"La Tête haute", d’Emmanuelle Bercot, ou le parcours chaotique d’un jeune délinquant

"La Tête haute", d’Emmanuelle BercotComédienne, scénariste et réalisatrice, Emmanuelle Bercot s’offre le luxe de figurer sur deux affiches de films en compétition au Festival de Cannes 2015. Elle joue aux côtés de Vincent Cassel le premier rôle dans Mon roi de son amie Maïwenn et présente sa deuxième réalisation, La Tête haute.
Grande admiratrice de Catherine Deneuve, elle en avait fait en 2013 la vedette de son premier film, Elle s’en va.

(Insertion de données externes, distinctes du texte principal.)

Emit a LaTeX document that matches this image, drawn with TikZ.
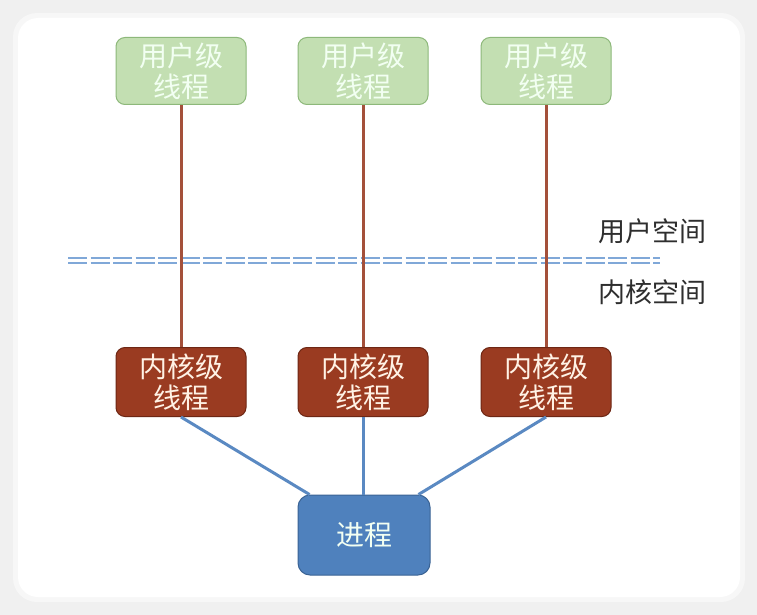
\documentclass[tikz,border=0pt]{standalone}
\usepackage{fontspec}
\usepackage{tikz}
\usetikzlibrary{calc}
\newfontfamily\cjk{Noto Sans CJK SC}
\definecolor{userfill}{HTML}{C3DFB2}
\definecolor{userdraw}{HTML}{8DB87A}
\definecolor{kernfill}{HTML}{9A3B21}
\definecolor{kerndraw}{HTML}{6E2714}
\definecolor{procfill}{HTML}{4F81BD}
\definecolor{procdraw}{HTML}{3A6394}
\definecolor{brownline}{HTML}{A4503A}
\definecolor{blueline}{HTML}{5A89C2}
\definecolor{dashblue}{HTML}{80A8D8}
\tikzset{
  userbox/.style={draw=userdraw,fill=userfill,line width=1pt,rounded corners=9pt,minimum width=130pt,minimum height=67pt,text=white!95!green,align=center,font=\cjk\fontsize{28pt}{31pt}\selectfont},
  kernbox/.style={userbox,draw=kerndraw,fill=kernfill,text=white!90!orange,minimum height=69pt},
  procbox/.style={userbox,draw=procdraw,fill=procfill,minimum width=132pt,minimum height=80pt,rounded corners=12pt},
  uline/.style={brownline,line width=3pt},
  kline/.style={blueline,line width=3pt},
  spacelbl/.style={font=\cjk\fontsize{27pt}{30pt}\selectfont,text=black!82}
}
\begin{document}
\begin{tikzpicture}[x=1pt,y=-1pt]
	\useasboundingbox (0,0) rectangle (757,615);
	\fill[black!6] (0,0) rectangle (757,615);
	\fill[black!3,rounded corners=24pt] (13,13) rectangle (745,602);
	\fill[white,rounded corners=20pt] (18,18) rectangle (740,597);
	% user threads
	\foreach \i/\x in {1/181,2/363,3/546}{
		\node[userbox] (u\i) at (\x,71) {用户级\\线程};
		\node[kernbox] (k\i) at (\x,382) {内核级\\线程};
	}
	\node[procbox] (p) at (364,535) {进程};
	% dashed boundary
	\draw[dashblue,line width=2pt,dash pattern=on 19pt off 3.5pt] (68,257.5) -- (660,257.5) (68,262.5) -- (660,262.5);
	\node[spacelbl,anchor=east] (us) at (710,231) {用户空间};
	\node[spacelbl,anchor=east] (ks) at (710,292) {内核空间};
	\foreach \i in {1,2,3}
		\draw[uline] (u\i) -- (k\i);
	\draw[kline] (k1.south) -- ($(p.north west)+(12,0)$);
	\draw[kline] (k2.south) -- (k2.south |- p.north);
	\draw[kline] (k3.south) -- ($(p.north east)+(-12,0)$);
\end{tikzpicture}
\end{document}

La comédienne y incarnait une femme de 60 ans en perte de repères qui quitte sa famille et découvre la liberté en compagnie de son petit-fils, Nemo Schiffman, le propre fils de la cinéaste.
Le rapport tendre mais conflictuel entre cette femme et le garçon est la ligne directrice de ce road-movie qui a été une révélation pour la critique.

 

Un sujet brûlant

Dans le deuxième film d’Emmanuelle Bercot, Deneuve incarne avec beaucoup de sensibilité une juge des mineurs. Ce film ouvre curieusement la compétition officielle. Mais en le voyant, on comprend mieux ce choix. La Tête haute joue à nouveau sur le conflit des générations et la détresse des vies à la dérive. Il traite le sujet brûlant des jeunes en révolte contre les institutions. On y suit, de six à dix-huit ans, le parcours chaotique de Malony, violent et instable, que la juge et un éducateur tentent inlassablement de ramener dans le droit chemin.
Emmanuelle Bercot ne veut pas casser l’image de la star, mais plutôt jouer avec le mythe Deneuve. « Tous ses rôles, dit-elle, nous habitent inconsciemment, nous cinéastes. Il faut se l’approprier: j’avais envie de découvrir des choses chez elle. Elle a réussi à me surprendre par sa liberté de jeu, par la façon dont elle s’est abandonnée, par tous les cadeaux qu’elle m’a fait dans ce film. »
 
"La Tête haute", d’Emmanuelle Bercot
 

Une œuvre forte et éprouvante

On ne peut que saluer une distribution de choix, une direction d’acteurs très ferme et l’interprétation de Benoît Magimel, de Sara Forestier – méconnaissable – et du jeune Rod Paradot, époustouflant. La mise en scène est aussi intéressante par ses cadrages que par sa bande son qui, en privilégiant la musique classique, confère au film un lyrisme discret.
Cette œuvre forte et éprouvante est d’une longueur nécessaire pour nous faire suivre la difficile évolution du jeune délinquant, toujours prêt à récidiver dans une inconscience totale.
S’il n’a pas, sur un sujet similaire, le souffle enthousiasmant de Mommy, de Xavier Dolan, le film d’Emmanuelle Bercot scrute plutôt la société d’aujourd’hui dans la tradition du cinéma des frères Dardenne ou de Ken Loach, engagés sur les questions sociales. À cette différence près que, contrairement à ce dernier, la cinéaste française ne met pas en cause l’incurie des services sociaux ; elle rend plutôt, à travers les personnages un peu idéalisés de la juge et de l’éducateur, un hommage vibrant aux institutions de notre pays.
 
"La Tête haute", d’Emmanuelle Bercot

Le tableau lucide d’une situation d’échec

À la fois désespérant et plein de confiance et d’espoir, ce tableau lucide d’une grave situation d’échec surmontée à grand peine montre une maîtrise qui lui confère un caractère universel.
« L’intérêt, pour moi, n’est jamais tant dans le fait de raconter des histoires que dans la volonté de décrire des états, d’exacerber des perceptions », dit la cinéaste qui, en 2011, avait co-écrit avec Maïwenn, le scénario de Polisse, prix du Jury à Cannes et lauréat de deux Césars. Par son sujet ambitieux et la rigueur de sa réalisation, La Tête haute peut légitimement espérer une récompense au palmarès de cette année.

Anne-Marie Baron

Anne-Marie Baron
Anne-Marie Baron

Un commentaire

  1. Bonjour, Je suis encore sous le charme de ce film violent et tendre à la fois. J’aimerai connaître le nom de morceau de musique classique joué à un certain moment dans le film. Merci.